Ryan Booth, a PhD student working under the guidance of Professor Peter Boag, has spent the 2017-18 academic year presenting his scholarly research, applying for and receiving fellowship awards, and preparing to attend a summer institution in Walla Walla, Washington.

In October, Booth was invited to speak at the Gonzaga University event, “They Are Always at the Front: Native American Soldiers in the Great War.” A busy and very successful spring semester followed! Spring welcomed a published book review in H-Net, as well as his selection to receive the James H. Bradley Fellowship from the Montana historical Society. He also was awarded a Russel F. Weigley Graduate Student Travel Grant for his research in military history.

This summer Ryan and Professor Katy Fry will attend a two-week institute, “The Native American West: A Case Study of the Columbia Plateau” at Whitman College in Walla Walla.

 

Taylor Hermsen spotlighted on WSU Insider and awarded a fellowship due to subject of research

 

 

Taylor Hermsen is a PhD student studying with Professor Jeff Sanders. Hermsen’s research focuses on the development of the Washington wine industry, particularly in eastern Washington, over the last 80 years.


“Four years ago, on his way home to Walla Walla from school in Arizona, Taylor Hermsen was thumbing through an in-flight magazine when he was struck by an idea for his doctoral research”

The above excerpt comes straight from the WSU Insider article that was published to the Cougs Life, “Food and Agriculture” section this March. Article author, Will Ferguson, truly captured Hermsen’s passion for the topic and included the mention of Hermsen’s Boeing Graduate Fellowship in Environmental Studies, quoted below.

“The Boeing Graduate Fellowship in Environmental Studies supports the multidisciplinary study of environmental issues and is made possible by a generous endowment from The Boeing Company.  More than two dozen students have received the Boeing fellowship since it was established in 1994.”

Karl Krotke-Crandall receives an award for his dissertation

 

Karl Krotke-Crandall applied for the Stephen F. Cohen-Robert C. Tucker Dissertation Research Fellowship in the fall of 2017 and his dissertation, “The Holocaust in Russian Life: New Perspectives on Soviet Jewish Memory,” was chosen to receive this very prestigious award sponsored by the Association for Slavic, East European, and Eurasian Studies.

The Cohen-Tucker Fellowship sponsors U.S. students to travel abroad to Russia to participate in one year’s worth of doctoral research during the final stages of their doctoral program.
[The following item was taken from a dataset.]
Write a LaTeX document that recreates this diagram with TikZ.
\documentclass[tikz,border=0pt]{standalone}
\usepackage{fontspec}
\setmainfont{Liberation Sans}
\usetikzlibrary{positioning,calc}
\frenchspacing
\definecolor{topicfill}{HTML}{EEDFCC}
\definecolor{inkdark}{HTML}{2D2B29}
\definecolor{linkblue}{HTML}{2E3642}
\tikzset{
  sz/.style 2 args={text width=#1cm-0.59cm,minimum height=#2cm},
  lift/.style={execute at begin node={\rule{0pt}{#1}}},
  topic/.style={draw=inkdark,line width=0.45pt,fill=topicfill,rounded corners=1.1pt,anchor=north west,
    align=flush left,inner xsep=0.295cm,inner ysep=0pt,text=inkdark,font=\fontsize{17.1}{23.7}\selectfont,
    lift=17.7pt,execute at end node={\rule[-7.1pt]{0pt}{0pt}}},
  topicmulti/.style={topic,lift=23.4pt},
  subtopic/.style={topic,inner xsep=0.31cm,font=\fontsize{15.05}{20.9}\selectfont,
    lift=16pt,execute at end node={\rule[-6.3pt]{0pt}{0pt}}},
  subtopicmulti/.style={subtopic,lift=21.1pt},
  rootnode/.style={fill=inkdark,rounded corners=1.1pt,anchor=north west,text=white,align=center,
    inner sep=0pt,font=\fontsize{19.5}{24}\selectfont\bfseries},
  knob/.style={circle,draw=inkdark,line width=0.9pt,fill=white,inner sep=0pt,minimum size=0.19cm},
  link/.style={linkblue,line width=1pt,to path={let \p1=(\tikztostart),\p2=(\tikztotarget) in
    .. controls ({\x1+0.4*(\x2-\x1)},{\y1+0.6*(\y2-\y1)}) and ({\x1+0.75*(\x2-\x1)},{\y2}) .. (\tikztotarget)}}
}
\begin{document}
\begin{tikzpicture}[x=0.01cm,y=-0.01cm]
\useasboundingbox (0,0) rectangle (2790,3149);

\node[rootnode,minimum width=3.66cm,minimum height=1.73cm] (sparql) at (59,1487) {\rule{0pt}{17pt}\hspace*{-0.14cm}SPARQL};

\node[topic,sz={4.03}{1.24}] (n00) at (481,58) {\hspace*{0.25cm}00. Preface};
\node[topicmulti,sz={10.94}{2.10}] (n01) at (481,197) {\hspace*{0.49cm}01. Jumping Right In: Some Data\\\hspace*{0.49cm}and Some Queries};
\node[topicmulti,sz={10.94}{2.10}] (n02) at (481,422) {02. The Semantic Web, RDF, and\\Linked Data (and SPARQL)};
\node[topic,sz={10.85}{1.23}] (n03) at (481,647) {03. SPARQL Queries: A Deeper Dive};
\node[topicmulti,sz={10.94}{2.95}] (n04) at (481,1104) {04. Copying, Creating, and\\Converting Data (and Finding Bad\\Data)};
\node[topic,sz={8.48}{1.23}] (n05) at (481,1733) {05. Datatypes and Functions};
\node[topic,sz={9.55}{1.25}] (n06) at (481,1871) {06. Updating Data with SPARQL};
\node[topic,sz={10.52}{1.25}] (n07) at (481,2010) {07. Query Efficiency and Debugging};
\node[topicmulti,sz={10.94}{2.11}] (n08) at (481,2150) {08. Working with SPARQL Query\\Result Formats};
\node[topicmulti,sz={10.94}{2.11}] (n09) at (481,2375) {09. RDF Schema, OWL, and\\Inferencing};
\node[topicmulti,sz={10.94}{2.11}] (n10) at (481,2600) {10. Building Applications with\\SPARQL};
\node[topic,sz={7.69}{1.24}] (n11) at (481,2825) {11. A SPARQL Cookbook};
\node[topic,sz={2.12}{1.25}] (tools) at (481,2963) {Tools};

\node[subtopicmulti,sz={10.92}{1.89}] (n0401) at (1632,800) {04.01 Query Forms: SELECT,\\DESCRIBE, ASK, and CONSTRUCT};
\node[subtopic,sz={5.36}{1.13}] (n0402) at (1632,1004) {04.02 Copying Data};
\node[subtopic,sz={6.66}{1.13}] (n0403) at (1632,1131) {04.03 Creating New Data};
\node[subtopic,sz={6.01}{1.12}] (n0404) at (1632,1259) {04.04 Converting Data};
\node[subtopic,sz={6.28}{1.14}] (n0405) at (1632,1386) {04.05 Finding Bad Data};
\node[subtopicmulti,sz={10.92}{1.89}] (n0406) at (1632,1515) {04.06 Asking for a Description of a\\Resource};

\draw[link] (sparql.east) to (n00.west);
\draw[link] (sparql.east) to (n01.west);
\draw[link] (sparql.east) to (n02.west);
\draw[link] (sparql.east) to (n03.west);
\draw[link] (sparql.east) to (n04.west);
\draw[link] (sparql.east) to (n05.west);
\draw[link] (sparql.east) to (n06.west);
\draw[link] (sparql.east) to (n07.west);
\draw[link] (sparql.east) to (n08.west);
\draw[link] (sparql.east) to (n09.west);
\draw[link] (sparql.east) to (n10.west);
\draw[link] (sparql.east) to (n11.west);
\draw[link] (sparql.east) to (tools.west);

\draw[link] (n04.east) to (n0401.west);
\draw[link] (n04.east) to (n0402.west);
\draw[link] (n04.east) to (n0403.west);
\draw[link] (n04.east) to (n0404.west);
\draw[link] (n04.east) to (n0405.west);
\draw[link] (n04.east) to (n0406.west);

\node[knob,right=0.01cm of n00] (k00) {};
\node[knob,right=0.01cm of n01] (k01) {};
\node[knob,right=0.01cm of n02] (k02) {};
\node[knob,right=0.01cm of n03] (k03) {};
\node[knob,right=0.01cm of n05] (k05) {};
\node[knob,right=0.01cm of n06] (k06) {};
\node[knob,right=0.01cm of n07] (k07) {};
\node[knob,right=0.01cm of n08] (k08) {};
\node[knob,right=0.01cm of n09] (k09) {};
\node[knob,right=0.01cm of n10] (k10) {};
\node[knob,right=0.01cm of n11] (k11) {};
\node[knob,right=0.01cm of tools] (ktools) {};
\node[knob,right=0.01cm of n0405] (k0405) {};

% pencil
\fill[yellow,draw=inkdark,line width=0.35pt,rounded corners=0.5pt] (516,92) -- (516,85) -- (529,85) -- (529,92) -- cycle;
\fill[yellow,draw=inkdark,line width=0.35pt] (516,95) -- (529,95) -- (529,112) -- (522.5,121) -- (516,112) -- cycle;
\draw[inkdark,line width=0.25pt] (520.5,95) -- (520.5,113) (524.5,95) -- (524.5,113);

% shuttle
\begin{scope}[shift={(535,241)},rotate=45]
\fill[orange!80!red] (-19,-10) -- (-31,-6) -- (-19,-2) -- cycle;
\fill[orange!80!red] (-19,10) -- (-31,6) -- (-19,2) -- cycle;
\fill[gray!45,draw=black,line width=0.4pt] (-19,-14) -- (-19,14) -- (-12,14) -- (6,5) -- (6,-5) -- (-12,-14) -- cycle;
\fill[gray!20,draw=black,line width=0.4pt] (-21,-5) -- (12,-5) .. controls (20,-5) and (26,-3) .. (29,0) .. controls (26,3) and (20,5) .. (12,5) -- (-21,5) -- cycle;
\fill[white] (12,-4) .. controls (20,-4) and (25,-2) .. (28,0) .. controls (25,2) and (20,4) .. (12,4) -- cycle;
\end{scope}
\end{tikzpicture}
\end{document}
This fellowship, established in 2015, offers up to $22,000 of support for Karl as he wraps up his research in the months ahead. Learn more about the Stephen F. Cohen-Robert C. Tucker Dissertation Research Fellowship and the Association for Slavic, East European, and Eurasian Studies here!

 

JT Menard and Claire Thornton see previous work published during 2017-2018 academic year

 

John Tappan Menard’s History 469 research project, which he wrote in the Spring of 2014 (faculty mentor Dr. David Stratton)  The Civilian Conservation Corps: A Case Study of the Fort George Wright District and Camp F-188
Was published as “Roosevelt’s Grand Experiment: The Civilian Conservation Corps in the Northwest,” Columbia: The Magazine of Northwest History, Vol 30, no 3. (2016): 13-20.

The article is also hosted in full on the department website here! Although this work was completed as an undergraduate student, John Tappan Menard is now pursuing his MA degree in History.

Claire Thornton’s paper The GI’s of Washington State College originated in a History 300 class in 2014. She turned it into an Honors Thesis project The GI Bill at WSC: An Understanding Through Oral Histories (faculty mentor Dr. Lydia Gerber). It was published last August as “The GI Bill at WSC” in the Bunchgrass Historian, Volume 43, Number 2, 2017, 14-27.

Claire is currently finishing an MA in Education here at WSU with a period of student teaching at Clarkston Highschool.